As teachers we are always modeling for students, it is up to us to decide what they learn.
If you’re a parent you know this all too well. Literally everything we say, but more importantly do, seems to be absorbed by our children and put into action. Parenting is like looking in a mirror 24/7. I believe the same to be true in our interactions with our students. Our students pick up on some of what we say but a lot of what we do. That is why we must consciously leverage modeling as a teaching strategy. But modeling alone falls short. Students also need to practice what they’ve been shown. Instead of modeling alone, engage students in Parallel Process. Parallel Process is an interaction during which a teacher is modeling a skill or habit and her students are simultaneously engaged in that activity. Through parallel process students are more likely to gain the competency needed to successfully employ the executive functions that are the bedrock of learning.

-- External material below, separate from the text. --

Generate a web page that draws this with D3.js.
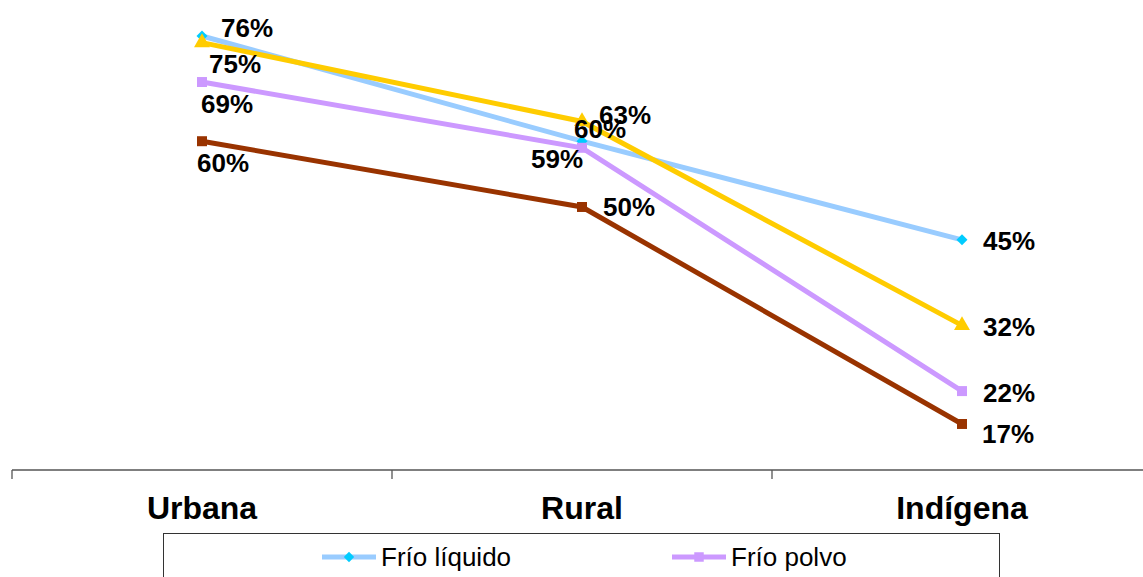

A few years ago I was visiting a school in northern Michigan who was adopting Organized Binder. I had finished the first part of an all-day PD with the staff when I was greeted by a teacher who invited me back to his classroom. As we walked together he explained how binders did not work for his students. When we reached his room he walked over to a large cabinet and angrily swung open the door. Piled in the cabinet were 60+ binders which had been thrown in haphazardly by his students - some on their side, some upside down, others open, and all of them spilling papers into the cabinet. I will never forget what the teacher said when I asked him about it. He explained emphatically that he had, “...purchased all of these binders for my students because they needed to get organized. And this is what they did with them!”
Said best by a middle school teacher who uses Organized Binder...
“...what is commonly overlooked in the classroom is that students’ lives outside of school are unknown! Students who do not know how to be, act, and/or learn like a student don't know how because they have not learned it yet.”Organized Binder Middle School Teacher
This is especially true for our most fragile students. Students for whom English is a second language, students with learning differences, students plagued by historic academic failure, and everyone in between. Just handing a student a binder, or any resource for that matter, and expecting them to magically become organized is a delusion. Instead, the key is to expose students to a skill by engaging with them in Parallel Process. For example, when I have my students set quarterly goals in my class we always begin with my goals. Then, together as a class community, we set goals. Similarly, when I model for students the skill of time and task management by maintaining a personal planner, they record in their planner as I record in mine. The list goes on and on, reflective learning, organizational skills, etc.
Any skill or habit that will help students be successful we must give them practice with through Parallel Process. In doing so, students experience that skill modeled while they get daily practice employing it in our classroom.